The store of the future will be nimble and intelligent - able to adapt to shopper behavior with precision and speed. Retailers will need to build this concept into their retail operations, allowing for each channel to be optimized based on what the shopper is doing at the moment and expected to do in the future. Brick and mortar stores will be able to eliminate products that are not selling and replace them with those that are selling well or expected to sell well based on store intelligence - at the individual store level, and across stores.

They will also be able to allocate inventory smartly, making sure shelves are filled and customers are happy, as well as conduct promotions based on the new real-time and relevant norm. Online channels will be equally as intelligent and nimble, fulfilling shopper needs "in channel" as well as tying the online world to the physical world in the store.

4) Revolutionize the Consumer Experience in the Store

The key enabler of the store of the future is the engaging consumer experiences that retailers can offer in the store. Retailers not only need to ensure they are building engaging consumer experiences, but are revolutionizing the store with engaging consumer experiences - the new consumer expects it. Every retailer will have a mobile-optimized website, which will be an essential buying tool of shoppers. Retailers will need to find ways to utilize this key shopping tool effectively, such as for consumer-driven comparison shopping, experiential shopping such as the use of augmented reality, quicker checkout - including self-checkout - and for providing location-based offers and better customer service.

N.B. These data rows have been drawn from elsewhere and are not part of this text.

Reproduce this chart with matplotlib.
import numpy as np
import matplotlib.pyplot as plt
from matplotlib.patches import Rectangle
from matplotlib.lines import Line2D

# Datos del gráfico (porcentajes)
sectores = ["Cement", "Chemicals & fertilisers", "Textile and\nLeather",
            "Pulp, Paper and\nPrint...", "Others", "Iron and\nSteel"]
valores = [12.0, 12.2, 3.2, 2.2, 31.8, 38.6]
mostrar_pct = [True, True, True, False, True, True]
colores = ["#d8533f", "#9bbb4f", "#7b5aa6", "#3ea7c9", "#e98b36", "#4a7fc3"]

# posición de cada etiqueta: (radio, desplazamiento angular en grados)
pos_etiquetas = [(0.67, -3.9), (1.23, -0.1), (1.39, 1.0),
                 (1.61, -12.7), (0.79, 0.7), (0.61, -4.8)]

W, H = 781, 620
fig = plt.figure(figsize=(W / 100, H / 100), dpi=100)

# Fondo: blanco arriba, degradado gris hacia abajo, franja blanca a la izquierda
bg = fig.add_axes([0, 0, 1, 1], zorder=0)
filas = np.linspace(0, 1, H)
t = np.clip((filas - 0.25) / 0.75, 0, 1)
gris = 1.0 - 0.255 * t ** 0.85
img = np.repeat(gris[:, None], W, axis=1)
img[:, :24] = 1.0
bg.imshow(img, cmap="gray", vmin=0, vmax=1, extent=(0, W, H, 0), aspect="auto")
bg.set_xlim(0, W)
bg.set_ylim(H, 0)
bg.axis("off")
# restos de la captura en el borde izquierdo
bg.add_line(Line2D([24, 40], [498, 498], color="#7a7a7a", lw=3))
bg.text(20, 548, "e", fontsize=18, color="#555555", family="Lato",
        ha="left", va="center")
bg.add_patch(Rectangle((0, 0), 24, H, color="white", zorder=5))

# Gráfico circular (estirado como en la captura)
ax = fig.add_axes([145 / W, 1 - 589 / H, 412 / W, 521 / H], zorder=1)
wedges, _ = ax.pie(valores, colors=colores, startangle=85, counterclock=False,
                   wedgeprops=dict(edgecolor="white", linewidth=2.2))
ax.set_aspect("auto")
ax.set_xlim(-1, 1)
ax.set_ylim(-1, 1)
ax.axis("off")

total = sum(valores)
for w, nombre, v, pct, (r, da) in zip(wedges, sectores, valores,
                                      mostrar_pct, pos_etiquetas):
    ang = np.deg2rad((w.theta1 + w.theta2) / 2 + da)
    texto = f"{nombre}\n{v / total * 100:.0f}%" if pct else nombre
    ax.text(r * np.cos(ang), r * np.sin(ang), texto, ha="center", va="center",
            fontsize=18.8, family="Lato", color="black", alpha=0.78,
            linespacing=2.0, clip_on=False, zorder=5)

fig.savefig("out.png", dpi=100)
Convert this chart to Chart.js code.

Retailers will also need to provide devices in the store, such as tablet kiosks, mobile point of sale (mPOS) devices, tablet clienteling and digital signage. These devices should solve real shopper challenges in innovative new ways, such as avoiding stock-outs by offering an "endless aisle" of in-store and online inventory, cutting down on the amount of time shoppers have to wait for in-store help, processing returns and refunds no matter where or how the product was originally purchased, and providing more intimate and personal one-on-one customer service between sales associates and shoppers.

5) Manage the Consumer Experience Across Digital and In-person Touch Points

The revolutionized consumer experience in the store will require brand consistency across digital and in-person touch points for the store of the future to succeed. With real-time, relevant data and integrated channels on a unified technology stack, management of the digital consumer experience will become more seamless and realistic. The in-store digital touch points - the POS system, sales associate mobile devices, and in-store consumer devices - should serve up consistent experiences to those found on the brand's online sites, providing better customer service and reinforcing brand loyalty.

The in-person touch points or shopping experience should be equally as consistent and powerful. Sales associates should be trained on the latest digital consumer experiences, ensuring they understand the shopper's point of view, and understand how it integrates with store operations and store policies. The store of the future will constantly manage the integrated consumer experience across digital and in-store touch points.

The Future is Now

The store of the future is not years away. The gap between retailer system readiness and consumer expectation are already being addressed by retailers like Apple, Nordstrom, House of Fraser, Tesco, Barnes and Noble, and others who are demonstrating today what the store of the future will look like. These retailers are focused on store systems that optimize existing brick and mortar stores, but also extend the store beyond its walls, allowing consumers to shop the way they want to shop: when they want, where they want, how they want in a relevant, personalized way.